The game, slated for Dec. 9, will include the team with the league’s biggest payroll for a second year in a row. That would be Toronto. Seattle placed fifth in payroll in 2016 and seventh in 2017, not exactly making them paupers. Perhaps the game will even live up to its considerable star power this year.

On Thursday, the Sounders cruised past the Houston Dynamo by extending their 2-0 lead from the first leg in Texas with a first-half goal. A give-and-go by Victor Rodriguez with Will Bruin set up the former, who got the ball back and chipped goalkeeper Joe Willis with a neat finish. It was the first shot on goal of either team.

After the break, Clint Dempsey added a second by tapping in a sharp Joevin Jones cross.

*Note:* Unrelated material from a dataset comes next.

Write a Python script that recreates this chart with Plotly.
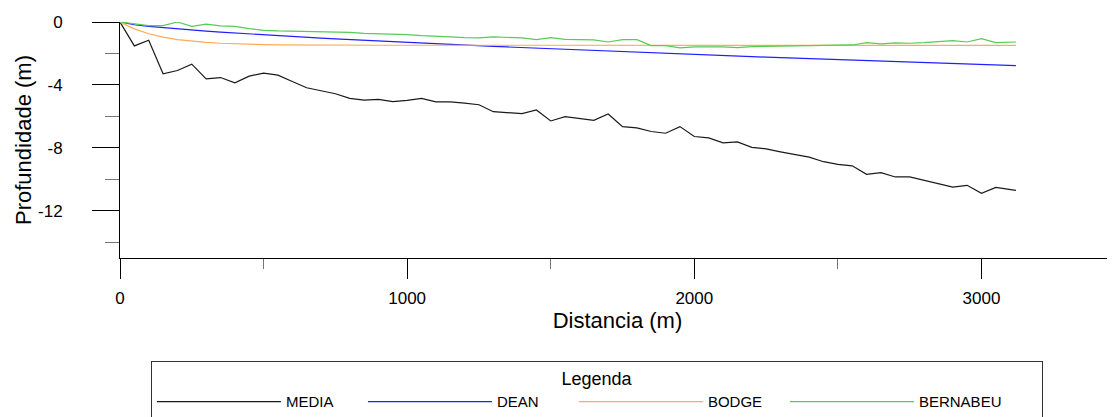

Houston was never really in it, and things were made worse after the hour when Tomas Martinez was sent off for smacking Jordy Delem’s head into the turf while he was down on the ground.

To make things worse, Harry Shipp teed Bruin up perfectly for a third goal that meant the Dynamo would be returning home with a 5-0 aggregate walloping

On Wednesday, Toronto had squeaked past the Columbus Crew with a scrappy goal from the injured Jozy Altidore — the only tally in 180 minutes. The general drabness was in keeping with what has been a dispiriting and dull playoffs.

So another dynasty might be born. Or, at the very least, a big-time rivalry between some of the league’s bigger franchises. And for all of MLS’s efforts to avoid dynasties — through policy if not necessarily direct intervention — they are probably wrong to dull that kind of dominance.

History has shown that fans like the idea of every team being able to win. But that, in reality, they prefer to see the narrative served up by an extended string of titles or finals appearances by a single team — or a pair of them. And that they enjoy the excellence ordinarily accompanying such a stretch of success.

Consider, for instance, the interest that the Galaxy brought to the league when they chopped up the rest of the competition for several years, claiming all that silverware. It helped, of course, that the team was anchored by the appeal of David Beckham and Landon Donovan. But for several years, the Galaxy struggled to make things work with those two. They became a beloved team only when they began winning things consistently.

It’s too soon to tell if the Sounders, or indeed TFC, has the makings of Major League Soccer’s next dynasty. Both have the requisite pieces in Altidore, Michael Bradley and Sebastian Giovinco in Toronto; and Dempsey, Nicolas Lodeiro and Jordan Morris in Seattle. They are talented and well-coached teams. But there is more winning to be done.

The 2017 final will be a flashback to 2016. And that’s not boring. That’s exciting. It makes for digestible story lines. And it makes MLS more compelling to watch.